Travis, I hope you don't mind, but I'm answering your comment from the post below here because I think a lot of people feel like you do.

First, I'm sorry if my opinion caused pain. I didn't mean to sound harsh. Actually I wanted to encourage those folks who are trying to get published, to tell them that doors are ready to swing open for them. If they are ready. But I should have also added that not having an agent and trying to sell in a recession do make it harder to get published.

With my first book, I sent queries to agents at the same time that I sent my manuscript to publishers. More editors were interested in my story than agents. Only one agent asked to see the manuscript. By the way, I never counted those other agents' rejections. I'm sure the total would have depressed me.

Every time I got rejected, I knew in my gut that my writing wasn't there yet. So I kept rewriting. I kept taking classes, reading books, listening to other writers. It doesn't mean I took all of their advice. Because a lovely thing happens along the journey of becoming a writer. We begin to trust our own instincts. That is growth.

Unpublished writers today need to think outside the box. They should attend reputable conferences and take advantage of those agent and editor appointments. That's one way around the roadblock to unsolicited manuscripts.

We're in a difficult market right now, but it will pass. And even in this market, editors go to work every day. They read manuscripts. Yes, many of them are from established writers, but they want to find new voices, too.

Never give up. You can be that voice.

But when writers receive rejection after rejection after rejection, they may need to take an honest look at their work. They may need to admit the problem lies there.

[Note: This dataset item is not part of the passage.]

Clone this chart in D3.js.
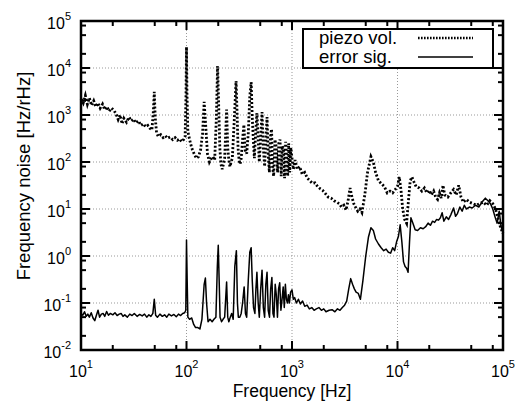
<!DOCTYPE html>
<html>
<head>
<meta charset="utf-8">
<script src="https://cdn.jsdelivr.net/npm/d3@7"></script>
<style>
body { margin: 0; background: #fff; }
text { font-family: "Liberation Sans", Arial, sans-serif; fill: #000; }
</style>
</head>
<body>
<script>
// piezo voltage spectrum [frequency Hz, noise Hz/rHz]
var piezo = [
  [10,2200],[10.5,1800],[11,2600],[11.5,1700],[12,2300],[12.6,1600],[13.2,2000],[13.8,1500],
  [14.5,1800],[15.2,1400],[16,1700],[16.8,1300],[17.6,1500],[18.5,1200],[19.5,1400],[20.5,1250],
  [21.5,1050],[22.5,800],[23.5,1000],[24.5,650],[25.5,850],[27,700],[28.5,900],[30,750],
  [31.5,820],[33,680],[35,750],[37,600],[39,650],[41,560],[43,600],[45,520],[47,480],
  [48.5,1200],[49.5,3100],[50.5,900],[52,420],[54,350],[57,380],[60,330],[63,360],[66,320],
  [70,340],[74,300],[78,330],[82,290],[86,310],[90,270],[94,300],[97,350],[99,3000],
  [100,28000],[101,3000],[103,450],[107,300],[112,200],[118,150],[124,120],[130,130],
  [136,180],[142,400],[147,1900],[152,600],[158,150],[165,100],[172,120],[178,130],[185,110],
  [192,900],[197,11000],[202,1500],[207,200],[212,90],[218,70],[224,90],[230,120],[240,1300],
  [246,200],[252,110],[258,80],[265,100],[272,120],[283,700],[295,5300],[302,1000],[308,200],
  [315,110],[322,90],[330,120],[340,300],[350,620],[360,180],[372,150],[385,400],[398,2500],
  [410,5000],[420,900],[430,300],[440,120],[452,400],[465,1100],[478,300],[490,100],[505,350],
  [520,1150],[535,200],[550,80],[565,300],[580,900],[595,150],[610,60],[625,350],[640,500],
  [655,80],[670,50],[690,300],[710,200],[730,60],[750,250],[770,300],[790,50],[810,220],
  [830,180],[850,45],[870,270],[890,120],[910,50],[930,250],[950,60],[975,200],[1000,120],
  [1030,70],[1070,110],[1120,70],[1180,80],[1250,55],[1320,60],[1400,45],[1480,40],[1560,35],
  [1650,36],[1750,30],[1850,27],[1950,25],[2050,22],[2200,18],[2350,17],[2500,15],[2650,14],
  [2800,13],[2950,11],[3100,12],[3250,9.5],[3400,15],[3550,28],[3700,18],[3850,13],[4000,11],
  [4200,9],[4400,10],[4600,8.4],[4900,20],[5200,60],[5600,130],[5900,100],[6200,60],[6600,40],
  [7000,35],[7500,30],[8000,22],[8500,24],[9000,22],[9500,26],[10000,30],[10400,48],[10800,25],
  [11200,10],[11700,6],[12200,5],[12700,15],[13200,40],[13700,48],[14300,38],[15000,30],
  [16000,28],[17000,24],[18000,28],[19000,22],[20000,25],[21000,20],[22000,24],[23000,18],
  [24000,16],[25000,22],[26000,17],[27000,32],[28000,20],[30000,18],[32000,22],[34000,26],
  [36000,20],[38000,32],[40000,18],[42000,14],[45000,16],[48000,14],[52000,13],[56000,12],
  [60000,13],[65000,14],[70000,12],[75000,15],[80000,13],[85000,10],[90000,6],[95000,4],[100000,3]
];

// error signal spectrum [frequency Hz, noise Hz/rHz]
var errorSig = [
  [10,0.06],[10.4,0.055],[10.8,0.065],[11.2,0.052],[11.6,0.058],[12,0.05],[12.5,0.062],[13,0.048],
  [13.5,0.042],[14,0.055],[14.5,0.07],[15,0.05],[15.6,0.058],[16.2,0.06],[16.8,0.052],[17.5,0.066],
  [18.2,0.055],[19,0.06],[20,0.056],[21,0.062],[22,0.054],[23,0.058],[24,0.06],[25,0.052],
  [26,0.056],[27.5,0.05],[29,0.058],[30.5,0.054],[32,0.06],[34,0.052],[36,0.057],[38,0.053],
  [40,0.058],[42,0.05],[44,0.056],[46,0.052],[48,0.06],[49.5,0.12],[51,0.055],[53,0.05],
  [56,0.058],[59,0.052],[62,0.056],[65,0.05],[68,0.058],[72,0.053],[76,0.057],[80,0.051],
  [84,0.058],[88,0.054],[92,0.06],[96,0.062],[98.5,0.07],[100,2.2],[101.5,0.3],[103,0.05],
  [107,0.045],[112,0.048],[117,0.035],[122,0.03],[128,0.03],[134,0.028],[140,0.045],[147,0.25],
  [151,0.34],[155,0.1],[160,0.04],[167,0.045],[175,0.04],[182,0.045],[190,0.05],[196,0.6],
  [200,1.7],[204,0.3],[208,0.05],[215,0.04],[222,0.045],[230,0.05],[240,0.28],[246,0.05],
  [252,0.04],[260,0.05],[268,0.06],[277,0.045],[287,0.6],[297,1.3],[304,0.1],[310,0.05],
  [320,0.05],[330,0.06],[340,0.1],[352,0.22],[362,0.06],[372,0.05],[385,0.3],[398,1.2],
  [410,1.5],[420,0.3],[432,0.08],[445,0.06],[455,0.2],[465,0.45],[478,0.1],[490,0.05],
  [505,0.2],[520,0.5],[535,0.08],[550,0.05],[565,0.25],[580,0.45],[595,0.07],[612,0.05],
  [628,0.2],[645,0.35],[660,0.06],[675,0.05],[693,0.25],[710,0.15],[728,0.05],[746,0.2],
  [765,0.27],[785,0.07],[805,0.12],[825,0.22],[845,0.08],[865,0.25],[885,0.12],[905,0.1],
  [925,0.15],[945,0.1],[970,0.17],[1000,0.19],[1030,0.12],[1060,0.13],[1100,0.1],[1150,0.12],
  [1200,0.095],[1260,0.11],[1320,0.085],[1390,0.09],[1460,0.075],[1540,0.08],[1620,0.07],
  [1700,0.075],[1800,0.08],[1900,0.07],[2000,0.075],[2100,0.065],[2250,0.07],[2400,0.072],
  [2550,0.065],[2700,0.075],[2850,0.07],[3000,0.08],[3150,0.09],[3300,0.11],[3450,0.2],
  [3600,0.33],[3750,0.25],[3900,0.2],[4050,0.17],[4250,0.16],[4450,0.12],[4700,0.3],[5000,1],
  [5300,2.5],[5600,4],[5900,3.5],[6200,2.3],[6600,1.8],[7000,1.5],[7400,1.3],[7800,1.4],
  [8200,1.2],[8600,1.15],[9000,1.5],[9400,1.3],[9800,2],[10200,2.6],[10600,4.6],[11000,2],
  [11400,0.75],[11800,0.6],[12200,0.55],[12600,0.45],[13000,2],[13400,6.5],[14000,5],
  [14700,3.6],[15500,3.5],[16500,4],[17500,3.8],[18500,4.2],[19500,5],[20500,4.5],[21500,5.5],
  [22500,5.2],[23500,6],[24500,5.8],[25500,6.5],[26500,8.3],[27500,5.5],[29000,6.8],[30500,6],
  [32000,7.5],[34000,10.5],[35500,7],[37000,8],[39000,11],[41000,9],[43000,12],[45000,10],
  [48000,11],[51000,10.5],[55000,12],[59000,11],[63000,14],[68000,17],[72000,15],[76000,13],
  [80000,10],[84000,6.8],[88000,5],[92000,9],[96000,4.2],[100000,3.1]
];

var xDecades = [1, 2, 3, 4, 5];
var yDecades = [-2, -1, 0, 1, 2, 3, 4, 5];
var minorMult = [2, 5, 8];
var seriesNames = ["piezo vol.", "error sig."];

var w = 522, h = 401;
var pl = 81, pr = 503, pt = 21, pb = 350;

var svg = d3.select("body")
            .append("svg")
            .attr("width", w)
            .attr("height", h);

var xScale = d3.scaleLog()
               .domain([10, 1e5])
               .range([pl, pr]);

var yScale = d3.scaleLog()
               .domain([1e-2, 1e5])
               .range([pb, pt]);

// grid
var grid = svg.append("g")
              .attr("stroke", "#999")
              .attr("stroke-width", 1)
              .attr("stroke-dasharray", "1,2");

grid.selectAll("line.gx")
    .data(xDecades.slice(1, -1))
    .enter()
    .append("line")
    .attr("x1", d => xScale(Math.pow(10, d)))
    .attr("x2", d => xScale(Math.pow(10, d)))
    .attr("y1", pt)
    .attr("y2", pb);

grid.selectAll("line.gy")
    .data(yDecades.slice(1, -1))
    .enter()
    .append("line")
    .attr("y1", d => yScale(Math.pow(10, d)))
    .attr("y2", d => yScale(Math.pow(10, d)))
    .attr("x1", pl)
    .attr("x2", pr);

// curves
var line = d3.line()
             .x(d => xScale(d[0]))
             .y(d => yScale(d[1]));

var plot = svg.append("g");

plot.append("path")
    .datum(piezo)
    .attr("d", line)
    .attr("fill", "none")
    .attr("stroke", "#000")
    .attr("stroke-width", 2.8)
    .attr("stroke-dasharray", "2,2");

plot.append("path")
    .datum(errorSig)
    .attr("d", line)
    .attr("fill", "none")
    .attr("stroke", "#000")
    .attr("stroke-width", 1.5)
    .attr("stroke-linejoin", "round");

// ticks, all pointing inward
var xMajor = xDecades.map(d => Math.pow(10, d));
var yMajor = yDecades.map(d => Math.pow(10, d));
var xMinor = [], yMinor = [];
xDecades.slice(0, -1).forEach(function(d) {
    minorMult.forEach(m => xMinor.push(m * Math.pow(10, d)));
});
yDecades.slice(0, -1).forEach(function(d) {
    minorMult.forEach(m => yMinor.push(m * Math.pow(10, d)));
});

var ticks = svg.append("g")
               .attr("stroke", "#000")
               .attr("stroke-width", 2);

function xTicks(vals, len) {
    vals.forEach(function(v) {
        var x = xScale(v);
        ticks.append("line").attr("x1", x).attr("x2", x).attr("y1", pb).attr("y2", pb - len);
        ticks.append("line").attr("x1", x).attr("x2", x).attr("y1", pt).attr("y2", pt + len);
    });
}
function yTicks(vals, len) {
    vals.forEach(function(v) {
        var y = yScale(v);
        ticks.append("line").attr("y1", y).attr("y2", y).attr("x1", pl).attr("x2", pl + len);
        ticks.append("line").attr("y1", y).attr("y2", y).attr("x1", pr).attr("x2", pr - len);
    });
}
xTicks(xMajor, 9);
xTicks(xMinor, 5);
yTicks(yMajor, 9);
yTicks(yMinor, 5);

svg.append("rect")
   .attr("x", pl)
   .attr("y", pt)
   .attr("width", pr - pl)
   .attr("height", pb - pt)
   .attr("fill", "none")
   .attr("stroke", "#000")
   .attr("stroke-width", 2.5);

// tick labels as 10 with superscript exponent
svg.selectAll("text.xl")
   .data(xDecades)
   .enter()
   .append("text")
   .attr("x", d => xScale(Math.pow(10, d)))
   .attr("y", 377)
   .attr("text-anchor", "middle")
   .style("font-size", "16px")
   .each(function(d) {
       var t = d3.select(this);
       t.append("tspan").text("10");
       t.append("tspan").attr("dy", -9).style("font-size", "11px").text(d);
   });

svg.selectAll("text.yl")
   .data(yDecades)
   .enter()
   .append("text")
   .attr("x", 71)
   .attr("y", d => yScale(Math.pow(10, d)) + 8)
   .attr("text-anchor", "end")
   .style("font-size", "16px")
   .each(function(d) {
       var t = d3.select(this);
       t.append("tspan").text("10");
       t.append("tspan").attr("dy", -9).style("font-size", "11px").text(d < 0 ? "-" + (-d) : d);
   });

// axis titles
svg.append("text")
   .attr("x", 292)
   .attr("y", 397)
   .attr("text-anchor", "middle")
   .style("font-size", "17.5px")
   .text("Frequency [Hz]");

svg.append("text")
   .attr("transform", "translate(30,176) rotate(-90)")
   .attr("text-anchor", "middle")
   .style("font-size", "18.5px")
   .text("Frequency noise [Hz/rHz]");

// legend
var legend = svg.append("g");

legend.append("rect")
      .attr("x", 303)
      .attr("y", 29)
      .attr("width", 190)
      .attr("height", 39)
      .attr("fill", "#fff")
      .attr("stroke", "#000")
      .attr("stroke-width", 2);

seriesNames.forEach(function(name, i) {
    var y = 38 + i * 19;
    legend.append("text")
          .attr("x", 319)
          .attr("y", y + 6)
          .style("font-size", "18.5px")
          .text(name);
    var l = legend.append("line")
          .attr("x1", 418)
          .attr("x2", 473)
          .attr("y1", y)
          .attr("y2", y)
          .attr("stroke", "#000");
    if (i == 0) {
        l.attr("stroke-width", 2.6).attr("stroke-dasharray", "1.6,1.4");
    } else {
        l.attr("stroke-width", 1.5);
    }
});
</script>
</body>
</html>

Picture Note: I posted Theodor Geisel (aka Dr. Seuss) because I thought of him often when I pulled my returned envelopes from the mailbox. Geisel received more than twenty rejections before And To Think I Saw It On Mulberry Street was accepted.

1 comment:

  1. Writing is a hard business and I've had a few gut punches but that doesn't mean I didn't need most of those smacks. I truly believe they have made me tougher and a better writer. Thanks for all of the advice and for the encouragement.